Turning to the issue of remedies for violating foreclosure procedure, the Ninth Circuit ruled that Hawaii law requires strict compliance with the requirements of the non-judicial foreclosure statute. In so ruling, the court relied on the Hawaii Supreme Court's opinion in Lee v. HSBC Bank USA, 218 P.3d 775 (Haw. 2009), which held that non-compliance with the foreclosure statute invalidates a subsequent foreclosure sale. See also Silva v. Lopez, 5 Haw. 262, 1884 WL 6695 (1884) (technical violations of foreclosure procedures void a foreclosure sale). The Court thus concluded that the proper remedy was avoidance of the foreclosure sale. The Court further ruled that breach of the mortgage contract requiring the Lender to comply with the non-judicial foreclosure statute was an alternative basis for voiding the sale.
With regard to the deceptive practices claim, the Ninth Circuit agreed with the bankruptcy court's determination that because the failure to make a public announcement of the postponement of the foreclosure sale was "likely to mislead a consumer," it constituted a deceptive practice under HRS § 480-2. The Court noted, however, that (1) in order to be entitled to damages for such deceptive practice, the Debtor must demonstrate that the enumerated damages were traceable to the improper postponement of the foreclosure sale, and (2) the bankruptcy court's failure to specify the cause of the Debtor's damages could suggest that the Debtor's losses stemmed from her default rather than from the improper manner in which the postponement was handled. Accordingly, the Court remanded the case back to the bankruptcy court to determine the cause of Debtor's damages, including the loss of the property.

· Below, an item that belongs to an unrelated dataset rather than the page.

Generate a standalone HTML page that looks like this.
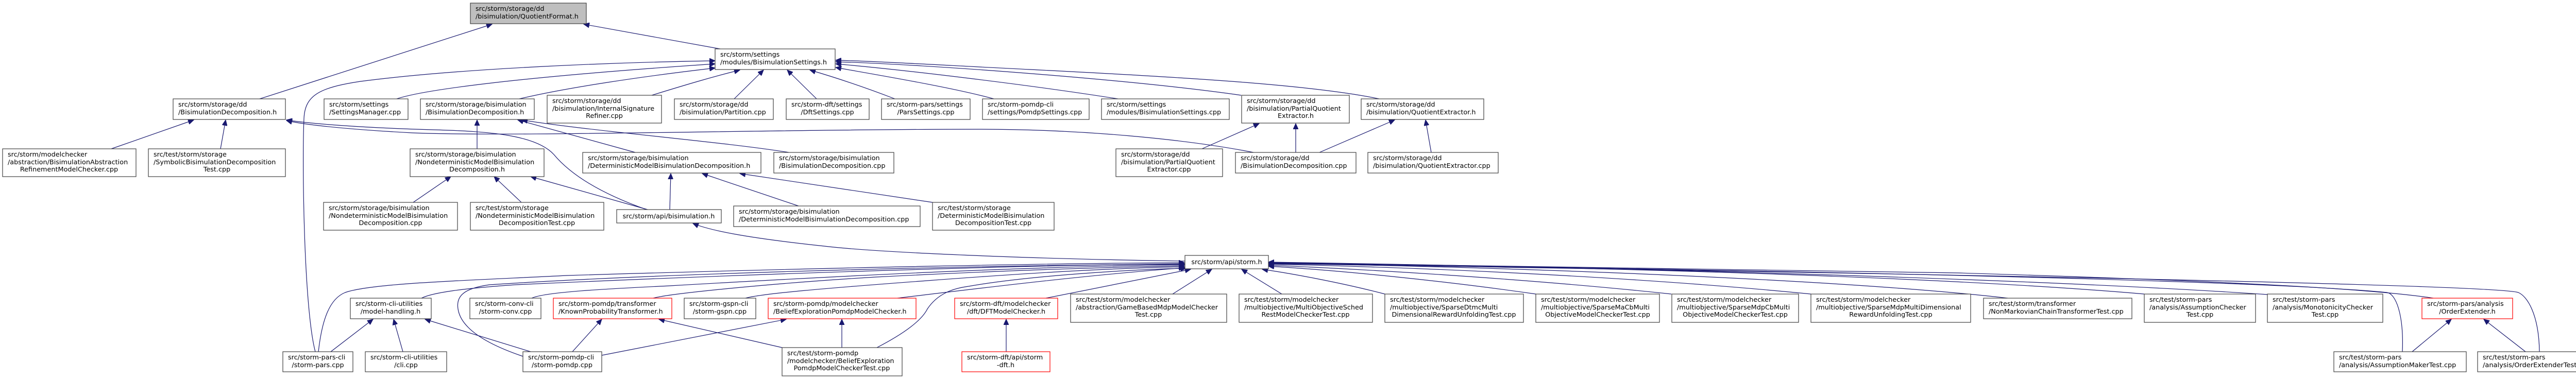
<!DOCTYPE html>
<html><head><meta charset="utf-8"><style>
html,body{margin:0;padding:0;background:#fff;}
svg{display:block;}
text{font-family:"DejaVu Sans","Liberation Sans",sans-serif;font-size:12.8px;fill:#000;}
.n{fill:#fff;stroke:#404040;stroke-width:1.2;}
.r{fill:#fff;stroke:#ff0000;stroke-width:1.2;}
.g{fill:#bfbfbf;stroke:#404040;stroke-width:1.2;}
.e{fill:none;stroke:#191970;stroke-width:1.2;marker-end:url(#a);}
</style></head><body>
<svg width="5042" height="736" viewBox="0 0 5042 736" xmlns="http://www.w3.org/2000/svg">
<defs><marker id="a" markerUnits="userSpaceOnUse" markerWidth="12" markerHeight="10" refX="11" refY="5" orient="auto"><path d="M0,0 L11,5 L0,10 z" fill="#191970" stroke="#191970"/></marker></defs>

<path class="e" d="M504,192 L955,47"/>
<path class="e" d="M1398,95 L1133,47"/>
<path class="e" d="M612,683 C590,600 586,320 590,230 C592,185 620,170 700,158 C900,132 1200,121 1388,118"/>
<path class="e" d="M770,192 C820,175 1000,150 1388,124"/>
<path class="e" d="M1008,192 C1100,170 1250,148 1388,132"/>
<path class="e" d="M1265,185 C1330,165 1380,150 1436,136"/>
<path class="e" d="M1425,192 L1482,136"/>
<path class="e" d="M1585,192 L1528,136"/>
<path class="e" d="M1737,192 C1680,170 1620,150 1572,136"/>
<path class="e" d="M1929,192 C1850,170 1700,145 1622,131"/>
<path class="e" d="M2170,192 C2000,165 1750,135 1622,124"/>
<path class="e" d="M2409,185 C2200,155 1800,125 1622,120"/>
<path class="e" d="M2677,192 C2550,165 2300,150 2000,135 C1800,125 1700,119 1622,117"/>

<path class="e" d="M216,289 L376,233"/>
<path class="e" d="M428,289 L438,233"/>
<path class="e" d="M1255,407 C1150,370 1100,330 1075,300 C1040,262 950,255 840,252 C700,248 600,240 556,233"/>
<path class="e" d="M2433,296 C2300,270 2100,251 1900,251 C1500,251 1000,266 800,258 C650,250 580,240 556,234"/>

<path class="e" d="M926,289 L926,233"/>
<path class="e" d="M1233,296 L1005,233"/>
<path class="e" d="M1531,296 C1400,275 1150,255 1013,233"/>

<path class="e" d="M802,393 L875,343"/>
<path class="e" d="M1012,393 L959,343"/>
<path class="e" d="M1257,407 L1030,343"/>

<path class="e" d="M1300,407 L1302,337"/>
<path class="e" d="M1550,400 L1363,337"/>
<path class="e" d="M1810,393 L1436,337"/>

<path class="e" d="M2333,289 L2444,240"/>
<path class="e" d="M2515,296 L2515,240"/>
<path class="e" d="M2561,296 L2707,233"/>
<path class="e" d="M2778,296 L2767,233"/>

<path class="e" d="M2300,507 C2000,503 1700,490 1600,478 C1450,462 1380,448 1345,434"/>

<path class="e" d="M618,683 C625,620 640,580 670,568 C720,550 900,545 1100,535 C1600,520 2000,512 2299,510"/>
<path class="e" d="M818,579 C840,568 900,560 1000,553 C1500,530 2000,515 2299,512"/>
<path class="e" d="M1032,579 C1060,566 1200,560 1300,555 C1700,532 2000,518 2299,514"/>
<path class="e" d="M1268,579 C1300,570 1500,550 1700,538 C1950,525 2150,519 2299,516"/>
<path class="e" d="M1447,579 C1480,570 1600,560 1800,545 C2000,530 2150,521 2299,518"/>
<path class="e" d="M1742,579 C1900,560 2100,535 2299,520"/>
<path class="e" d="M1702,675 C1760,645 1790,620 1800,600 C1820,570 1850,560 1880,556 C2000,535 2200,523 2303,521"/>
<path class="e" d="M1015,692 C950,670 895,640 889,600 C885,575 900,560 950,553 C1300,530 1900,515 2299,513"/>
<path class="e" d="M2030,579 C2150,555 2250,535 2311,523"/>
<path class="e" d="M2276,571 L2352,523"/>
<path class="e" d="M2488,571 L2410,523"/>
<path class="e" d="M2688,571 C2600,548 2500,530 2450,523"/>
<path class="e" d="M2981,571 C2800,545 2600,525 2462,517"/>
<path class="e" d="M3244,571 C3000,545 2700,525 2462,515"/>
<path class="e" d="M3515,571 C3200,540 2800,520 2462,513"/>
<path class="e" d="M3897,579 C3600,545 3000,520 2462,511"/>
<path class="e" d="M4162,571 C3800,540 3200,520 2462,510"/>
<path class="e" d="M4402,572 C4000,545 3300,522 2462,509"/>
<path class="e" d="M4723,579 C4600,560 4300,545 3800,530 C3200,518 2800,512 2462,510"/>
<path class="e" d="M4663,683 C4666,610 4650,570 4633,568 C4400,545 3500,525 2462,511"/>
<path class="e" d="M4929,683 C4928,610 4905,575 4888,568 C4850,555 4000,535 2462,512"/>

<path class="e" d="M642,683 L724,620"/>
<path class="e" d="M782,683 L764,620"/>
<path class="e" d="M1030,683 L825,620"/>
<path class="e" d="M1111,683 L1168,620"/>
<path class="e" d="M1518,675 L1279,620"/>
<path class="e" d="M1168,690 L1526,620"/>
<path class="e" d="M1634,675 L1634,620"/>
<path class="e" d="M1953,683 L1953,620"/>
<path class="e" d="M4682,683 L4758,620"/>
<path class="e" d="M4902,683 L4821,620"/>

<rect class="g" x="913" y="6" width="225" height="40"/><text x="923" y="21">src/storm/storage/dd</text><text x="923" y="36">/bisimulation/QuotientFormat.h</text>
<rect class="n" x="1388" y="95" width="233" height="40"/><text x="1398" y="110">src/storm/settings</text><text x="1398" y="125">/modules/BisimulationSettings.h</text>
<rect class="n" x="336" y="192" width="218" height="40"/><text x="346" y="207">src/storm/storage/dd</text><text x="346" y="222">/BisimulationDecomposition.h</text>
<rect class="n" x="629" y="192" width="163" height="40"/><text x="639" y="207">src/storm/settings</text><text x="639" y="222">/SettingsManager.cpp</text>
<rect class="n" x="816" y="192" width="221" height="40"/><text x="826" y="207">src/storm/storage/bisimulation</text><text x="826" y="222">/BisimulationDecomposition.h</text>
<rect class="n" x="1062" y="185" width="222" height="54"/><text x="1072" y="200">src/storm/storage/dd</text><text x="1072" y="215">/bisimulation/InternalSignature</text><text x="1173" y="229" text-anchor="middle">Refiner.cpp</text>
<rect class="n" x="1309" y="192" width="192" height="40"/><text x="1319" y="207">src/storm/storage/dd</text><text x="1319" y="222">/bisimulation/Partition.cpp</text>
<rect class="n" x="1526" y="192" width="161" height="40"/><text x="1536" y="207">src/storm-dft/settings</text><text x="1606" y="222" text-anchor="middle">/DftSettings.cpp</text>
<rect class="n" x="1711" y="192" width="172" height="40"/><text x="1721" y="207">src/storm-pars/settings</text><text x="1797" y="222" text-anchor="middle">/ParsSettings.cpp</text>
<rect class="n" x="1907" y="192" width="207" height="40"/><text x="1917" y="207">src/storm-pomdp-cli</text><text x="1917" y="222">/settings/PomdpSettings.cpp</text>
<rect class="n" x="2138" y="192" width="248" height="40"/><text x="2148" y="207">src/storm/settings</text><text x="2148" y="222">/modules/BisimulationSettings.cpp</text>
<rect class="n" x="2410" y="185" width="209" height="54"/><text x="2420" y="200">src/storm/storage/dd</text><text x="2420" y="215">/bisimulation/PartialQuotient</text><text x="2515" y="229" text-anchor="middle">Extractor.h</text>
<rect class="n" x="2642" y="192" width="238" height="40"/><text x="2652" y="207">src/storm/storage/dd</text><text x="2652" y="222">/bisimulation/QuotientExtractor.h</text>
<rect class="n" x="5" y="289" width="259" height="54"/><text x="15" y="304">src/storm/modelchecker</text><text x="15" y="319">/abstraction/BisimulationAbstraction</text><text x="134" y="333" text-anchor="middle">RefinementModelChecker.cpp</text>
<rect class="n" x="288" y="289" width="266" height="54"/><text x="298" y="304">src/test/storm/storage</text><text x="298" y="319">/SymbolicBisimulationDecomposition</text><text x="421" y="333" text-anchor="middle">Test.cpp</text>
<rect class="n" x="796" y="289" width="260" height="54"/><text x="806" y="304">src/storm/storage/bisimulation</text><text x="806" y="319">/NondeterministicModelBisimulation</text><text x="926" y="333" text-anchor="middle">Decomposition.h</text>
<rect class="n" x="1131" y="296" width="346" height="40"/><text x="1141" y="311">src/storm/storage/bisimulation</text><text x="1141" y="326">/DeterministicModelBisimulationDecomposition.h</text>
<rect class="n" x="1502" y="296" width="233" height="40"/><text x="1512" y="311">src/storm/storage/bisimulation</text><text x="1512" y="326">/BisimulationDecomposition.cpp</text>
<rect class="n" x="2166" y="289" width="207" height="54"/><text x="2176" y="304">src/storm/storage/dd</text><text x="2176" y="319">/bisimulation/PartialQuotient</text><text x="2269" y="333" text-anchor="middle">Extractor.cpp</text>
<rect class="n" x="2398" y="296" width="234" height="40"/><text x="2408" y="311">src/storm/storage/dd</text><text x="2408" y="326">/BisimulationDecomposition.cpp</text>
<rect class="n" x="2655" y="296" width="253" height="40"/><text x="2665" y="311">src/storm/storage/dd</text><text x="2665" y="326">/bisimulation/QuotientExtractor.cpp</text>
<rect class="n" x="628" y="393" width="260" height="54"/><text x="638" y="408">src/storm/storage/bisimulation</text><text x="638" y="423">/NondeterministicModelBisimulation</text><text x="758" y="437" text-anchor="middle">Decomposition.cpp</text>
<rect class="n" x="913" y="393" width="259" height="54"/><text x="923" y="408">src/test/storm/storage</text><text x="923" y="423">/NondeterministicModelBisimulation</text><text x="1042" y="437" text-anchor="middle">DecompositionTest.cpp</text>
<rect class="n" x="1197" y="407" width="203" height="26"/><text x="1298" y="424" text-anchor="middle">src/storm/api/bisimulation.h</text>
<rect class="n" x="1424" y="400" width="362" height="40"/><text x="1434" y="415">src/storm/storage/bisimulation</text><text x="1434" y="430">/DeterministicModelBisimulationDecomposition.cpp</text>
<rect class="n" x="1810" y="393" width="236" height="54"/><text x="1820" y="408">src/test/storm/storage</text><text x="1820" y="423">/DeterministicModelBisimulation</text><text x="1928" y="437" text-anchor="middle">DecompositionTest.cpp</text>
<rect class="n" x="2300" y="496" width="162" height="26"/><text x="2381" y="513" text-anchor="middle">src/storm/api/storm.h</text>
<rect class="n" x="680" y="579" width="157" height="40"/><text x="690" y="594">src/storm-cli-utilities</text><text x="758" y="609" text-anchor="middle">/model-handling.h</text>
<rect class="n" x="912" y="579" width="138" height="40"/><text x="922" y="594">src/storm-conv-cli</text><text x="981" y="609" text-anchor="middle">/storm-conv.cpp</text>
<rect class="r" x="1074" y="579" width="230" height="40"/><text x="1084" y="594">src/storm-pomdp/transformer</text><text x="1084" y="609">/KnownProbabilityTransformer.h</text>
<rect class="n" x="1328" y="579" width="139" height="40"/><text x="1338" y="594">src/storm-gspn-cli</text><text x="1397" y="609" text-anchor="middle">/storm-gspn.cpp</text>
<rect class="r" x="1491" y="579" width="287" height="40"/><text x="1501" y="594">src/storm-pomdp/modelchecker</text><text x="1501" y="609">/BeliefExplorationPomdpModelChecker.h</text>
<rect class="r" x="1853" y="579" width="200" height="40"/><text x="1863" y="594">src/storm-dft/modelchecker</text><text x="1953" y="609" text-anchor="middle">/dft/DFTModelChecker.h</text>
<rect class="n" x="2078" y="571" width="303" height="55"/><text x="2088" y="586">src/test/storm/modelchecker</text><text x="2088" y="601">/abstraction/GameBasedMdpModelChecker</text><text x="2229" y="615" text-anchor="middle">Test.cpp</text>
<rect class="n" x="2405" y="571" width="259" height="55"/><text x="2415" y="586">src/test/storm/modelchecker</text><text x="2415" y="601">/multiobjective/MultiObjectiveSched</text><text x="2534" y="615" text-anchor="middle">RestModelCheckerTest.cpp</text>
<rect class="n" x="2688" y="571" width="269" height="55"/><text x="2698" y="586">src/test/storm/modelchecker</text><text x="2698" y="601">/multiobjective/SparseDtmcMulti</text><text x="2822" y="615" text-anchor="middle">DimensionalRewardUnfoldingTest.cpp</text>
<rect class="n" x="2981" y="571" width="240" height="55"/><text x="2991" y="586">src/test/storm/modelchecker</text><text x="2991" y="601">/multiobjective/SparseMaCbMulti</text><text x="3101" y="615" text-anchor="middle">ObjectiveModelCheckerTest.cpp</text>
<rect class="n" x="3245" y="571" width="246" height="55"/><text x="3255" y="586">src/test/storm/modelchecker</text><text x="3255" y="601">/multiobjective/SparseMdpCbMulti</text><text x="3368" y="615" text-anchor="middle">ObjectiveModelCheckerTest.cpp</text>
<rect class="n" x="3515" y="571" width="310" height="55"/><text x="3525" y="586">src/test/storm/modelchecker</text><text x="3525" y="601">/multiobjective/SparseMdpMultiDimensional</text><text x="3670" y="615" text-anchor="middle">RewardUnfoldingTest.cpp</text>
<rect class="n" x="3850" y="579" width="288" height="40"/><text x="3860" y="594">src/test/storm/transformer</text><text x="3860" y="609">/NonMarkovianChainTransformerTest.cpp</text>
<rect class="n" x="4162" y="571" width="216" height="55"/><text x="4172" y="586">src/test/storm-pars</text><text x="4172" y="601">/analysis/AssumptionChecker</text><text x="4270" y="615" text-anchor="middle">Test.cpp</text>
<rect class="n" x="4401" y="571" width="224" height="55"/><text x="4411" y="586">src/test/storm-pars</text><text x="4411" y="601">/analysis/MonotonicityChecker</text><text x="4513" y="615" text-anchor="middle">Test.cpp</text>
<rect class="r" x="4701" y="579" width="176" height="40"/><text x="4711" y="594">src/storm-pars/analysis</text><text x="4789" y="609" text-anchor="middle">/OrderExtender.h</text>
<rect class="n" x="549" y="683" width="136" height="39"/><text x="559" y="698">src/storm-pars-cli</text><text x="617" y="713" text-anchor="middle">/storm-pars.cpp</text>
<rect class="n" x="709" y="683" width="158" height="39"/><text x="719" y="698">src/storm-cli-utilities</text><text x="788" y="713" text-anchor="middle">/cli.cpp</text>
<rect class="n" x="1015" y="683" width="153" height="39"/><text x="1025" y="698">src/storm-pomdp-cli</text><text x="1091" y="713" text-anchor="middle">/storm-pomdp.cpp</text>
<rect class="n" x="1518" y="675" width="233" height="55"/><text x="1528" y="690">src/test/storm-pomdp</text><text x="1528" y="705">/modelchecker/BeliefExploration</text><text x="1634" y="719" text-anchor="middle">PomdpModelCheckerTest.cpp</text>
<rect class="r" x="1867" y="683" width="171" height="39"/><text x="1877" y="698">src/storm-dft/api/storm</text><text x="1952" y="713" text-anchor="middle">-dft.h</text>
<rect class="n" x="4530" y="683" width="257" height="39"/><text x="4540" y="698">src/test/storm-pars</text><text x="4540" y="713">/analysis/AssumptionMakerTest.cpp</text>
<rect class="n" x="4809" y="683" width="231" height="39"/><text x="4819" y="698">src/test/storm-pars</text><text x="4819" y="713" textLength="210" lengthAdjust="spacingAndGlyphs">/analysis/OrderExtenderTest.cpp</text>
</svg>
</body></html>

Moreover, in light of the its remand of the damages-causation issue, the Ninth Circuit also vacated the award of attorneys' fees. In addressing the bankruptcy court's calculation of attorneys' fees, the Court pointed out that, consistent with its recent decision in Ingram v. Oroudjian, 647 F.3d 925 (9th cir. 2011), the bankruptcy court could consider evidence of a settlement offer the Lender purportedly made to the Debtor.
In addition, the Ninth Circuit rejected the Debtor's argument that it was improper to limit the amount of attorneys' fees for the breach of contract claim to twenty-five percent of the value of the lost equity under Hawaii law. In so ruling, the Court noted that the debtor's complaint requested only monetary damages and that her subsequent election to recover the mortgaged property did not allow the amount of fees recovered to exceed the twenty-five percent statutory limit under section 607-14.